3.5 Feedback and Control. In CAPSTONE®, you have feedback on a variety of quantitative measures at the end of each year’s operation. The information is presented annually in the CAPSTONE® Courier, as well as other reports. The CAPSTONE® Courier provides information on your competition as well as your own company, similar to what you might find on the pages of a business newspaper. This information allows you the opportunity to learn and to improve performance in the following year. You may need to tweak your strategy in response to this information.
EXTERNAL ANALYSIS
4. External Analysis. The previous discussion provided a quick overview of the steps in the strategy development process. This section now revisits each of those to describe some analytical tools you might use to put more flesh on the bones of your strategy.
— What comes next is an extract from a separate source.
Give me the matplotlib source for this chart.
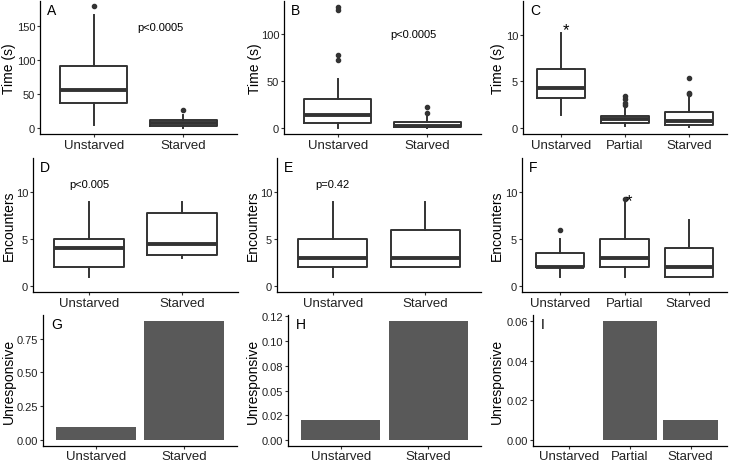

External Analysis may be broken into three main areas—environment, competitor, and customer. It consists of understanding how competitors and the company interact in the environment to provide products to customers. In this part of our discussion, we consider environment and competitor. We’ll examine the customer later in the discussion on marketing and demand. There are a number of tools that can help in your external analysis. The ones covered here are PESTE (Political, Economic, Societal, Technological, and Environment), Porter’s Five Forces Model, SWOT, and Stakeholders Analysis which all have components related to external analysis. Then, we’ll address competitor analysis and stress the importance of good competitive intelligence. And, finally, customer analysis overlaps and flows through into the marketing function.